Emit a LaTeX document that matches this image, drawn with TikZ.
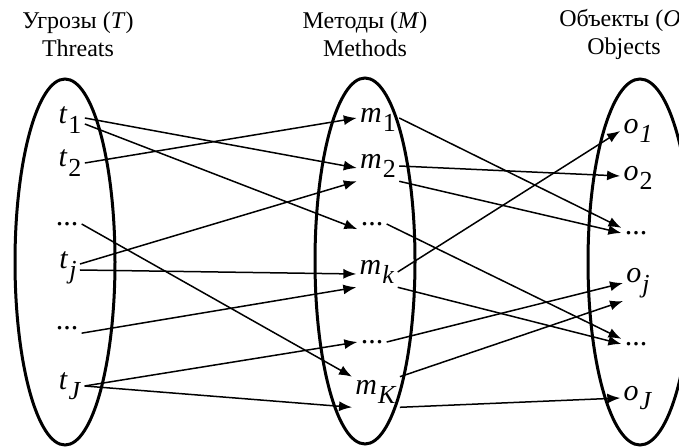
\documentclass[tikz,border=0pt]{standalone}
\usepackage{fontspec}
\setmainfont{Liberation Serif}
\usetikzlibrary{arrows.meta}

\newcommand{\lab}[2]{\textit{#1}\kern0.5pt\raisebox{-0.7ex}{\fontsize{13}{13}\selectfont #2}}

\begin{document}
\begin{tikzpicture}[x=0.5pt, y=-0.5pt, >={Latex[length=6.5pt,width=5pt]},
    set/.style={line width=1.5pt},
    elem/.style={inner sep=1.5pt, font=\fontsize{15}{17}\selectfont},
    head/.style={align=center, font=\fontsize{12}{14}\selectfont},
    link/.style={->, line width=0.75pt}]
      \useasboundingbox (0,0) rectangle (679,448);

      % three sets
      \draw[set] (65,262) ellipse (50 and 183);
      \draw[set] (365,261) ellipse (50 and 183);
      \draw[set] (640,262) ellipse (52 and 183);

      \node[head] (hT) at (78,34) {Угрозы (\textit{T})\\Threats};
      \node[head] (hM) at (365,34) {Методы (\textit{M})\\Methods};
      \node[head] (hO) at (624,34) {Объекты (\textit{O})\\Objects};

      % threats
      \node[elem] (t1) at (70,120) {\lab{t}{1}};
      \node[elem] (t2) at (70,163) {\lab{t}{2}};
      \node[elem] (td1) at (67,224) {...};
      \node[elem] (tj) at (68,268) {\lab{t}{\textit{j}}};
      \node[elem] (td2) at (67,328) {...};
      \node[elem] (tJ) at (70,386) {\lab{t}{\textit{J}}};

      % methods
      \node[elem] (m1) at (378,120) {\lab{m}{1}};
      \node[elem] (m2) at (378,166) {\lab{m}{2}};
      \node[elem] (md1) at (372,224) {...};
      \node[elem] (mk) at (377,272) {\lab{m}{\textit{k}}};
      \node[elem] (md2) at (372,342) {...};
      \node[elem] (mK) at (376,392) {\lab{m}{\textit{K}}};

      % objects
      \node[elem] (o1) at (638,131) {\lab{o}{\textit{1}}};
      \node[elem] (o2) at (638,178) {\lab{o}{2}};
      \node[elem] (od1) at (636,233) {...};
      \node[elem] (oj) at (638,283) {\lab{o}{\textit{j}}};
      \node[elem] (od2) at (636,344) {...};
      \node[elem] (oJ) at (638,398) {\lab{o}{\textit{J}}};

      % threats -> methods
      \draw[link] ([yshift=1pt]t1.east) -- ([yshift=-1pt]m2.west);
      \draw[link] ([yshift=-2pt]t1.east) -- (md1.south west);
      \draw[link] (t2.east) -- ([yshift=1pt]m1.west);
      \draw[link] (td1.east) -- (mK.north west);
      \draw[link] ([yshift=2pt]tj.east) -- (m2.south west);
      \draw[link] ([yshift=-1pt]tj.east) -- ([yshift=-1pt]mk.west);
      \draw[link] (td2.south east) -- (mk.south west);
      \draw[link] (tJ.east) -- (md2.west);
      \draw[link] (tJ.east) -- (mK.south west);

      % methods -> objects
      \draw[link] ([yshift=1pt]m1.east) -- (od1.north west);
      \draw[link] (m2.east) -- ([yshift=1pt]o2.west);
      \draw[link] (m2.south east) -- (od1.west);
      \draw[link] (md1.east) -- (od2.north west);
      \draw[link] (mk.east) -- (o1.west);
      \draw[link] (mk.south east) -- (od2.west);
      \draw[link] (md2.east) -- (oj.west);
      \draw[link] (mK.north east) -- (oj.south west);
      \draw[link] (mK.south east) -- (oJ.west);
\end{tikzpicture}
\end{document}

= = = =

* **STATED TASK**
Exactly as written, return every line of the listing, but not the pictures.

* **FINISHED ANSWER**
Emit a LaTeX document that matches this image, drawn with TikZ.
\documentclass[tikz,border=0pt]{standalone}
\usepackage{fontspec}
\setmainfont{Liberation Serif}
\usetikzlibrary{arrows.meta}

\newcommand{\lab}[2]{\textit{#1}\kern0.5pt\raisebox{-0.7ex}{\fontsize{13}{13}\selectfont #2}}

\begin{document}
\begin{tikzpicture}[x=0.5pt, y=-0.5pt, >={Latex[length=6.5pt,width=5pt]},
    set/.style={line width=1.5pt},
    elem/.style={inner sep=1.5pt, font=\fontsize{15}{17}\selectfont},
    head/.style={align=center, font=\fontsize{12}{14}\selectfont},
    link/.style={->, line width=0.75pt}]
      \useasboundingbox (0,0) rectangle (679,448);

      % three sets
      \draw[set] (65,262) ellipse (50 and 183);
      \draw[set] (365,261) ellipse (50 and 183);
      \draw[set] (640,262) ellipse (52 and 183);

      \node[head] (hT) at (78,34) {Угрозы (\textit{T})\\Threats};
      \node[head] (hM) at (365,34) {Методы (\textit{M})\\Methods};
      \node[head] (hO) at (624,34) {Объекты (\textit{O})\\Objects};

      % threats
      \node[elem] (t1) at (70,120) {\lab{t}{1}};
      \node[elem] (t2) at (70,163) {\lab{t}{2}};
      \node[elem] (td1) at (67,224) {...};
      \node[elem] (tj) at (68,268) {\lab{t}{\textit{j}}};
      \node[elem] (td2) at (67,328) {...};
      \node[elem] (tJ) at (70,386) {\lab{t}{\textit{J}}};

      % methods
      \node[elem] (m1) at (378,120) {\lab{m}{1}};
      \node[elem] (m2) at (378,166) {\lab{m}{2}};
      \node[elem] (md1) at (372,224) {...};
      \node[elem] (mk) at (377,272) {\lab{m}{\textit{k}}};
      \node[elem] (md2) at (372,342) {...};
      \node[elem] (mK) at (376,392) {\lab{m}{\textit{K}}};

      % objects
      \node[elem] (o1) at (638,131) {\lab{o}{\textit{1}}};
      \node[elem] (o2) at (638,178) {\lab{o}{2}};
      \node[elem] (od1) at (636,233) {...};
      \node[elem] (oj) at (638,283) {\lab{o}{\textit{j}}};
      \node[elem] (od2) at (636,344) {...};
      \node[elem] (oJ) at (638,398) {\lab{o}{\textit{J}}};

      % threats -> methods
      \draw[link] ([yshift=1pt]t1.east) -- ([yshift=-1pt]m2.west);
      \draw[link] ([yshift=-2pt]t1.east) -- (md1.south west);
      \draw[link] (t2.east) -- ([yshift=1pt]m1.west);
      \draw[link] (td1.east) -- (mK.north west);
      \draw[link] ([yshift=2pt]tj.east) -- (m2.south west);
      \draw[link] ([yshift=-1pt]tj.east) -- ([yshift=-1pt]mk.west);
      \draw[link] (td2.south east) -- (mk.south west);
      \draw[link] (tJ.east) -- (md2.west);
      \draw[link] (tJ.east) -- (mK.south west);

      % methods -> objects
      \draw[link] ([yshift=1pt]m1.east) -- (od1.north west);
      \draw[link] (m2.east) -- ([yshift=1pt]o2.west);
      \draw[link] (m2.south east) -- (od1.west);
      \draw[link] (md1.east) -- (od2.north west);
      \draw[link] (mk.east) -- (o1.west);
      \draw[link] (mk.south east) -- (od2.west);
      \draw[link] (md2.east) -- (oj.west);
      \draw[link] (mK.north east) -- (oj.south west);
      \draw[link] (mK.south east) -- (oJ.west);
\end{tikzpicture}
\end{document}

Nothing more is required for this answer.